Frequently Asked Questions

What usually causes duplicate payments?

Most double charges start with normal retries. A customer taps Pay twice, the app times out and sends the request again, or a worker reruns the same job after a crash.

The retry is not the problem by itself. Trouble starts when your system treats the repeated request like a brand new payment.

What does idempotency mean in plain English?

It means the same payment attempt gets one result, even if the request shows up more than once.

If the first try created a charge, every retry should return that same charge result instead of making another one.

Should every retry use the same payment attempt ID?

Yes. One customer action needs one stable payment attempt ID from start to finish.

If your app creates a new ID on every retry, your server loses the ability to tell a retry from a real new purchase.

What should I save for each payment attempt?

Store the payment attempt ID, customer, order, amount, currency, provider transaction reference, and the final result you returned.

That record lets your server answer retries from its own data instead of calling the payment provider again.

What if the same idempotency ID comes back with a different amount?

Reject it and log it.
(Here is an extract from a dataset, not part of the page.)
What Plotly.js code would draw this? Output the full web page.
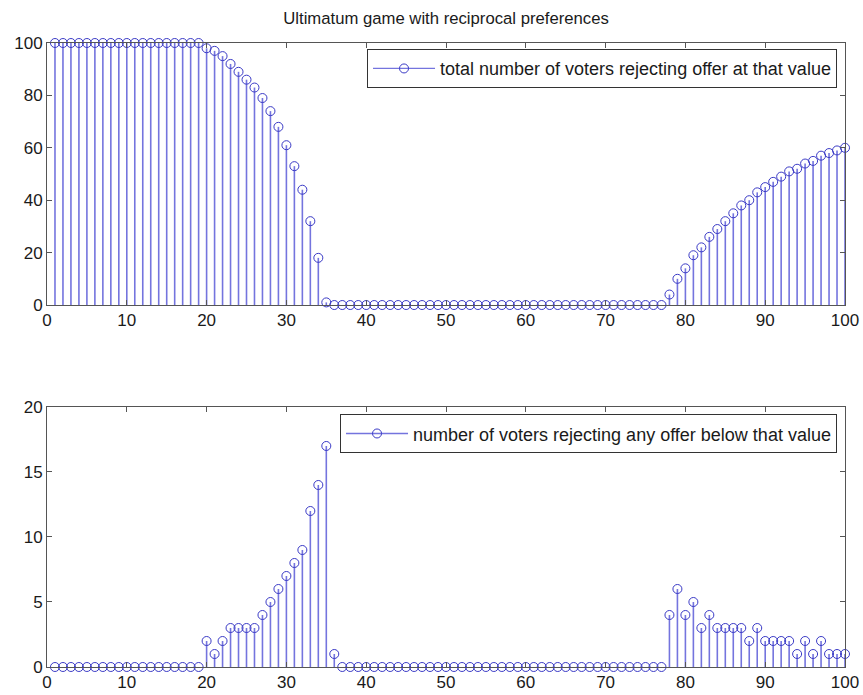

A retry only counts as the same request when the details match the original payment.

If the amount, currency, or customer changed, you probably have a bug or a bad client request.

Can a customer get charged even when the app shows a timeout?

A timeout does not mean the charge failed. The payment provider may have approved the first request while your app missed the response.

That is why retries must look up the saved result first. Without that check, the second try can charge the card again.

Why do payment webhooks need duplicate protection too?

Providers retry webhooks all the time when your endpoint is slow or returns an error. That is normal behavior.

If you do not deduplicate by event ID, one payment event can send two receipts, create two records, or flip billing state more than once.

When should I store the webhook event ID?

Save the event ID before you change billing state, and do both steps in one transaction.

If you update the invoice first and store the event later, a crash in the middle can let the same webhook apply the change again.

What does support need to investigate a double-charge complaint?

Support should see one clear timeline in one place. Show the original request, retries, webhook deliveries, provider references, and the final billing state.

When agents can trace the whole path fast, they stop guessing and solve billing tickets much faster.

Do I need a full rewrite to stop billing chaos?

Usually not. Many teams fix this with a tighter rule for stable payment IDs, better webhook deduplication, and cleaner logs.

Start with one live payment path, replay retries and webhook repeats in test, and fix the places that create extra charges or records.